Something to sit with…

Where are you in your own journey — still asking questions in the dark, somewhere in the middle, or finally stepping into the open?

What questions have you been afraid to ask out loud about faith, God, or your own belief?

Nicodemus’ final act was extravagant. What would a “75-pound” gesture of faith look like in your life right now?

God Sees the People in the Margins

Five people, five stories. None of them in the spotlight.

A reluctant carrier. A secret disciple who finally went public. A hardened soldier who said what no one expected. An unnamed woman who told the truth anyway. A midnight seeker who took years to fully arrive.

What they have in common is simple: God saw every one of them. He recorded their moments. He wove their stories into the fabric of the most important weekend in human history.

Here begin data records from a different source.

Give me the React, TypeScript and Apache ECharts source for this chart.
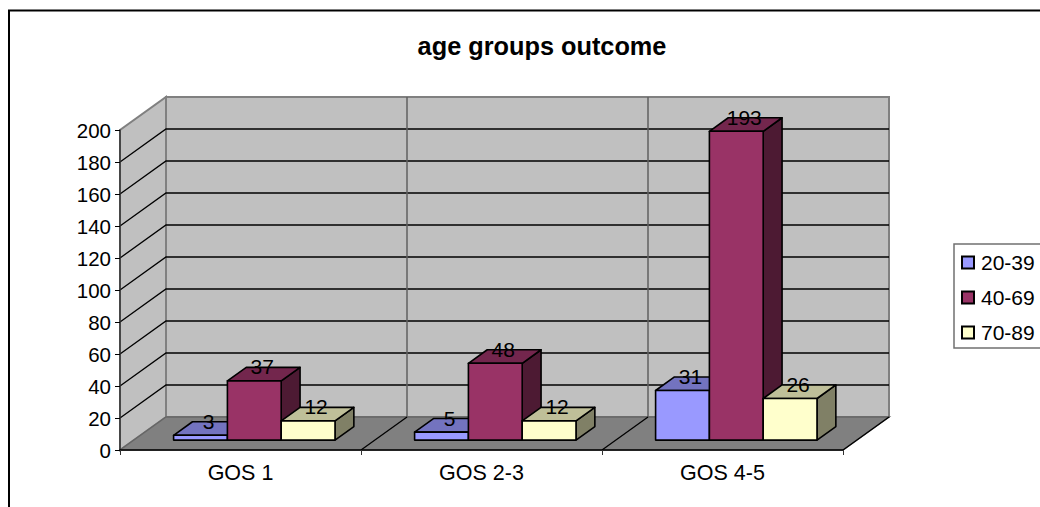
import React, { useEffect, useRef } from "react";
import * as echarts from "echarts";

const categories = ["GOS 1", "GOS 2-3", "GOS 4-5"];
const seriesNames = ["20-39", "40-69", "70-89"];
const values2039 = [3, 5, 31];
const values4069 = [37, 48, 193];
const values7089 = [12, 12, 26];
const yTicks = [0, 20, 40, 60, 80, 100, 120, 140, 160, 180, 200];

const FONT = '"Liberation Sans", Arial, sans-serif';
const W = 1040, H = 507;
const GRID = { left: 120, top: 130, width: 723, height: 320 };
const DX = 46, DY = 33;
const BAR_FRAC = 53.8 / 241;
const BAR_FRONT = 0.3, BAR_DEPTH = 0.41;

const palette = [
  { front: "#9999FF", top: "#7373BF", side: "#4D4D80" },
  { front: "#993366", top: "#73264D", side: "#4D1A33" },
  { front: "#FFFFCC", top: "#BFBF99", side: "#808066" },
];

function backdrop(params: any, api: any) {
  const cs = params.coordSys;
  const x0 = cs.x, x1 = cs.x + cs.width;
  const y0 = api.coord([0, 0])[1], yT = api.coord([0, 200])[1];
  const band = api.size([1, 0])[0];
  const gray = { stroke: "#808080", lineWidth: 2 };
  const dark = { stroke: "#000000", lineWidth: 1.3 };
  const children: any[] = [
    { type: "polygon", shape: { points: [[x0, y0], [x0 + DX, y0 - DY], [x0 + DX, yT - DY], [x0, yT]] }, style: { fill: "#C0C0C0", ...gray } },
    { type: "rect", shape: { x: x0 + DX, y: yT - DY, width: cs.width, height: y0 - yT }, style: { fill: "#C0C0C0", ...gray } },
  ];
  yTicks.slice(1, -1).forEach((t) => {
    const y = api.coord([0, t])[1];
    children.push({ type: "polyline", shape: { points: [[x0, y], [x0 + DX, y - DY], [x1 + DX, y - DY]] }, style: { fill: "none", ...dark } });
  });
  const yTop = api.coord([0, 200])[1];
  children.push({ type: "line", shape: { x1: x0 + DX, y1: yTop - DY, x2: x1 + DX, y2: yTop - DY }, style: gray });
  children.push({ type: "polygon", shape: { points: [[x0, y0], [x1, y0], [x1 + DX, y0 - DY], [x0 + DX, y0 - DY]] }, style: { fill: "#808080", stroke: "#666666", lineWidth: 1.5 } });
  categories.slice(1).forEach((_, i) => {
    const x = x0 + band * (i + 1);
    children.push({ type: "line", shape: { x1: x + DX, y1: y0 - DY, x2: x + DX, y2: yT - DY }, style: { stroke: "#606060", lineWidth: 1.5 } });
    children.push({ type: "line", shape: { x1: x, y1: y0, x2: x + DX, y2: y0 - DY }, style: dark });
  });
  children.push({ type: "line", shape: { x1: x1, y1: y0, x2: x1 + DX, y2: y0 - DY }, style: dark });
  return { type: "group", children };
}

function bar3d(si: number) {
  return (_params: any, api: any) => {
    const idx = api.value(0), v = api.value(1);
    const band = api.size([1, 0])[0];
    const w = band * BAR_FRAC;
    const c = api.coord([idx, 0]);
    const t = api.coord([idx, v]);
    const ox = DX * BAR_FRONT, oy = DY * BAR_FRONT;
    const dx = DX * BAR_DEPTH, dy = DY * BAR_DEPTH;
    const l = c[0] + ox + (si - 1.5) * w;
    const r = l + w;
    const b = c[1] - oy;
    const top = t[1] - oy;
    const p = palette[si];
    const line = { stroke: "#000000", lineWidth: 1.6, lineJoin: "round" };
    return {
      type: "group",
      children: [
        { type: "polygon", shape: { points: [[r, b], [r + dx, b - dy], [r + dx, top - dy], [r, top]] }, style: { fill: p.side, ...line } },
        { type: "polygon", shape: { points: [[l, top], [r, top], [r + dx, top - dy], [l + dx, top - dy]] }, style: { fill: p.top, ...line } },
        { type: "rect", shape: { x: l, y: top, width: w, height: b - top }, style: { fill: p.front, ...line } },
        { type: "text", z2: 50, style: { text: String(v), x: (l + r) / 2 + 8, y: top - 14, align: "center", verticalAlign: "middle", font: `21px ${FONT}`, fill: "#000000" } },
      ],
    };
  };
}

export default function App() {
  const ref = useRef<HTMLDivElement>(null);
  useEffect(() => {
    document.body.style.margin = "0";
    const chart = echarts.init(ref.current!, undefined, { renderer: "svg" });
    const groups = [values2039, values4069, values7089];
    chart.setOption({
      animation: false,
      backgroundColor: "#FFFFFF",
      textStyle: { fontFamily: FONT },
      title: {
        text: "age groups outcome",
        left: 537,
        top: 28,
        textAlign: "center",
        textStyle: { fontFamily: FONT, fontSize: 25.3, fontWeight: "bold", color: "#000000" },
      },
      graphic: [
        { type: "rect", shape: { x: 9, y: 10.5, width: W + 20, height: H + 20 }, style: { fill: "none", stroke: "#000000", lineWidth: 2 }, silent: true },
      ],
      legend: {
        orient: "vertical",
        left: 954,
        top: 244,
        data: seriesNames,
        icon: "rect",
        itemWidth: 12,
        itemHeight: 12,
        itemGap: 14,
        padding: [8, 30, 5, 7],
        backgroundColor: "#FFFFFF",
        borderColor: "#707070",
        borderWidth: 1.5,
        selectedMode: false,
        textStyle: { fontFamily: FONT, fontSize: 21, color: "#000000", padding: [0, 0, 0, 2] },
      },
      grid: { ...GRID, containLabel: false },
      xAxis: {
        type: "category",
        data: categories,
        z: 10,
        axisLine: { lineStyle: { color: "#000000", width: 1.5 } },
        axisTick: { show: true, length: 5, alignWithLabel: false, lineStyle: { color: "#333333", width: 1 } },
        axisLabel: { fontFamily: FONT, fontSize: 21.5, color: "#000000", margin: 12, interval: 0 },
        splitLine: { show: false },
      },
      yAxis: {
        type: "value",
        min: 0,
        max: 200,
        interval: 20,
        z: 10,
        axisLine: { show: true, lineStyle: { color: "#333333", width: 1.5 } },
        axisTick: { show: true, length: 5, lineStyle: { color: "#000000", width: 1 } },
        axisLabel: { fontFamily: FONT, fontSize: 20.5, color: "#000000", margin: 9 },
        splitLine: { show: false },
      },
      series: [
        { type: "custom", name: "__walls", silent: true, z: 1, clip: false, data: [[0, 0]], encode: { x: 0, y: 1 }, renderItem: backdrop },
        ...groups.map((vals, si) => ({
          type: "custom",
          name: seriesNames[si],
          z: 3 + si,
          silent: true,
          clip: false,
          itemStyle: { color: palette[si].front, borderColor: "#000000", borderWidth: 1.5 },
          encode: { x: 0, y: 1 },
          data: vals.map((v, i) => [i, v]),
          renderItem: bar3d(si),
        })),
      ],
    });
    return () => chart.dispose();
  }, []);
  return <div ref={ref} style={{ position: "fixed", left: 0, top: 0, width: W, height: H }} />;
}
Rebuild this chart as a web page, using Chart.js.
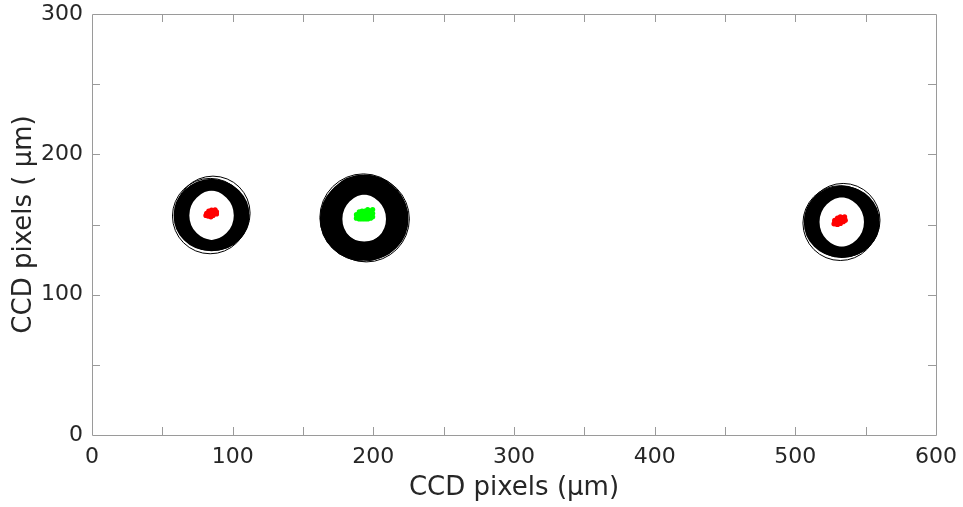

You may not feel significant right now.

Maybe you’re in a season you didn’t choose, like Simon. Maybe you’ve been quiet too long, like Joseph. Maybe you feel like an outsider, like the centurion. Maybe you’ve spoken truth that nobody received, like her. Maybe your yes is still forming in the dark, like Nicodemus.

God sees you in the margin. He’s writing you into the story.

He is risen. And He knows your name.

A Few Questions Worth Sitting With This Easter

These aren’t quiz questions. There’s no right answer. They’re just invitations to slow down and let this story do what it was meant to do.

Something to sit with…

Which of these five people feels most like you right now — and why?

Is there a season, a step, or a truth you’ve been avoiding that one of these five is calling you toward?

God recorded the names and moments of people the world overlooked. What does that say about how He sees you?

If your story were written into the Easter narrative, where would you show up — and what would it say about you?

What’s one thing you want to carry differently after reading this?